Pictures aside, quote the whole listing exactly.

** start **

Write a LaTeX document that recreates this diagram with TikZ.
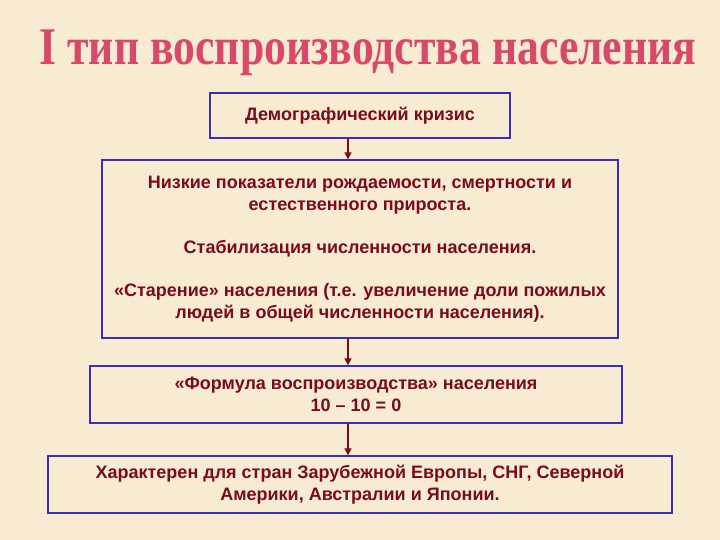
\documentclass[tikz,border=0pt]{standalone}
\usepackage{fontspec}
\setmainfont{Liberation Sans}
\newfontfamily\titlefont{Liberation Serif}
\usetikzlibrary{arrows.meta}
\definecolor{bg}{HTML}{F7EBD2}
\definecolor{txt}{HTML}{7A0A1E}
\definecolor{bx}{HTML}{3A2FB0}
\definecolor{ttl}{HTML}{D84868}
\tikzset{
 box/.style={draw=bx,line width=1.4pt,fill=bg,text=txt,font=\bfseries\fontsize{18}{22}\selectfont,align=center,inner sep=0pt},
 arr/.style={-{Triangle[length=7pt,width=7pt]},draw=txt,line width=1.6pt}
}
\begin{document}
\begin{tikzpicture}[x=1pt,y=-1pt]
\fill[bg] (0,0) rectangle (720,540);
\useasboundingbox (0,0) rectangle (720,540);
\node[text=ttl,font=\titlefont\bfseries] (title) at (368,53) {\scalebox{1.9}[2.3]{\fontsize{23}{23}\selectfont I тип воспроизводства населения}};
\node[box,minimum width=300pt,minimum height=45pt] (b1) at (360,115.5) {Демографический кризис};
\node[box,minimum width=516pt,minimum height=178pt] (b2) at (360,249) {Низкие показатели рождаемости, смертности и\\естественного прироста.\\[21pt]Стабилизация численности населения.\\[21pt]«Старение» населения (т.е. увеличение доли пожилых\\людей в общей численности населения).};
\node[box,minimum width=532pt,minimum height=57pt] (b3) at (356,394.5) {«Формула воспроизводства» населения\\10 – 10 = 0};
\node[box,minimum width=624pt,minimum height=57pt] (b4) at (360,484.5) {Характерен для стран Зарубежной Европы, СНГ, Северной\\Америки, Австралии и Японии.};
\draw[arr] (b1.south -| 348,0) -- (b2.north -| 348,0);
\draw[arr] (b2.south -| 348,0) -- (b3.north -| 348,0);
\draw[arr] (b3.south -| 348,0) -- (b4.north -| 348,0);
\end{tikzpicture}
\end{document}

** end **

_EXERCISE OUTPUT_.
Write a LaTeX document that recreates this diagram with TikZ.
\documentclass[tikz,border=0pt]{standalone}
\usepackage{fontspec}
\setmainfont{Liberation Sans}
\newfontfamily\titlefont{Liberation Serif}
\usetikzlibrary{arrows.meta}
\definecolor{bg}{HTML}{F7EBD2}
\definecolor{txt}{HTML}{7A0A1E}
\definecolor{bx}{HTML}{3A2FB0}
\definecolor{ttl}{HTML}{D84868}
\tikzset{
 box/.style={draw=bx,line width=1.4pt,fill=bg,text=txt,font=\bfseries\fontsize{18}{22}\selectfont,align=center,inner sep=0pt},
 arr/.style={-{Triangle[length=7pt,width=7pt]},draw=txt,line width=1.6pt}
}
\begin{document}
\begin{tikzpicture}[x=1pt,y=-1pt]
\fill[bg] (0,0) rectangle (720,540);
\useasboundingbox (0,0) rectangle (720,540);
\node[text=ttl,font=\titlefont\bfseries] (title) at (368,53) {\scalebox{1.9}[2.3]{\fontsize{23}{23}\selectfont I тип воспроизводства населения}};
\node[box,minimum width=300pt,minimum height=45pt] (b1) at (360,115.5) {Демографический кризис};
\node[box,minimum width=516pt,minimum height=178pt] (b2) at (360,249) {Низкие показатели рождаемости, смертности и\\естественного прироста.\\[21pt]Стабилизация численности населения.\\[21pt]«Старение» населения (т.е. увеличение доли пожилых\\людей в общей численности населения).};
\node[box,minimum width=532pt,minimum height=57pt] (b3) at (356,394.5) {«Формула воспроизводства» населения\\10 – 10 = 0};
\node[box,minimum width=624pt,minimum height=57pt] (b4) at (360,484.5) {Характерен для стран Зарубежной Европы, СНГ, Северной\\Америки, Австралии и Японии.};
\draw[arr] (b1.south -| 348,0) -- (b2.north -| 348,0);
\draw[arr] (b2.south -| 348,0) -- (b3.north -| 348,0);
\draw[arr] (b3.south -| 348,0) -- (b4.north -| 348,0);
\end{tikzpicture}
\end{document}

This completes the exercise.